We generally would not use records here, just plain maps. Your person would be a hash map like {:age 42} And then your specs will be simpler:

(s/def ::age pos-int?)
(s/def ::person (s/keys :req-un [::age]))

seancorfield23:10:01

user=> (s/valid? ::person {:age 42})
true
user=> (s/valid? ::person {:name "Sean"})
false
user=> (s/explain ::person {:name "Sean"})
{:name "Sean"} - failed: (contains? % :age) spec: :user/person
nil
user=>

seancorfield23:10:45

Even with records, you only need Person:

user=> (defrecord Person [age])
user.Person
user=> (s/valid? ::person (->Person 42))
true
user=> (s/valid? ::person (map->Person {:name "Sean"}))
false
user=>

Naoki Kaneko23:10:07

Fair enough.
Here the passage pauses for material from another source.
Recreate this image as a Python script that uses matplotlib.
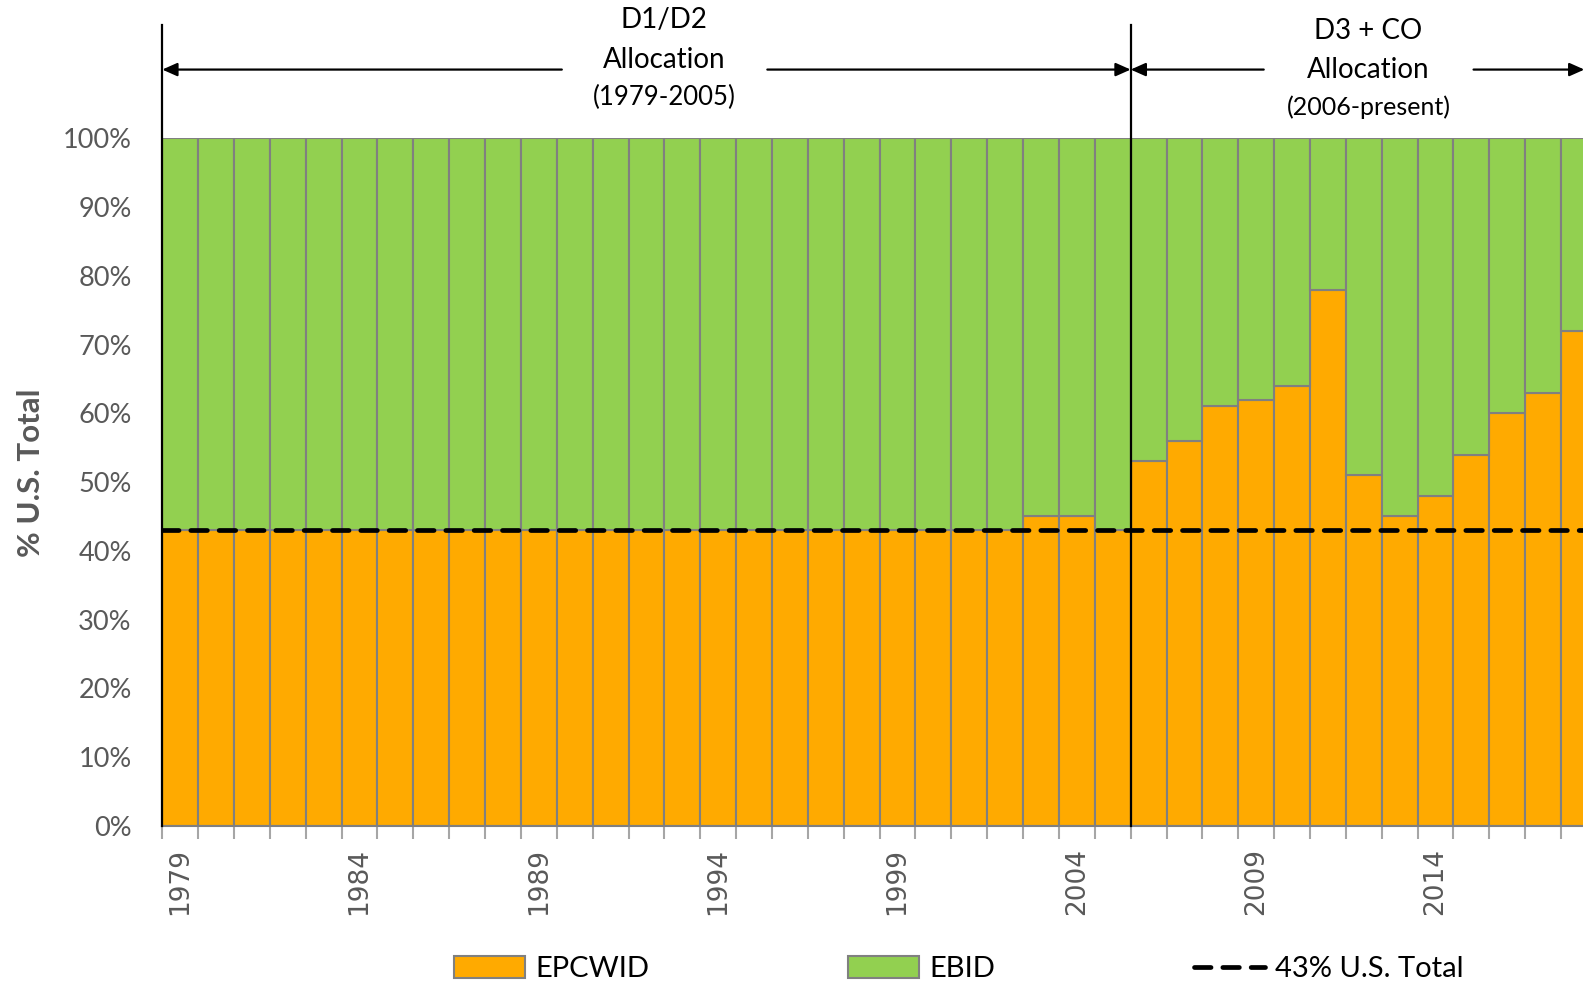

Thank you for your answer ! I understand that in this case using records is not appropriate or too much

didibus01:10:32

You can look at an example of domain modeling using maps and spec here: https://github.com/didibus/clj-ddd-example/blob/main/src/clj_ddd_example/domain_model.clj

Naoki Kaneko09:10:46

Thanks a lot! This is a kind of stuff I have been looking for!! Actually I am reading the book, Domain Modeling Made Functional and trying to convert the code in F# into cloture

👍 1
didibus16:10:58

That's why I put that repo together, DDD in Clojure is very easy, straightforward, and doesn't really require much code or any amount of cruft. It really just lets you focus on the actual domain problem and logic, and really you barely need to do anything in terms of designing patterns. Like my repo show, simple make-entity fns for constructing valid domain entities/values/aggregates, with spec as the layer to define and validate domain invariants. And you're pretty much ready to go.

didibus16:10:12

Maybe I should get that book and re-create its example in Clojure, might do that one day, seem it would be a good example for people.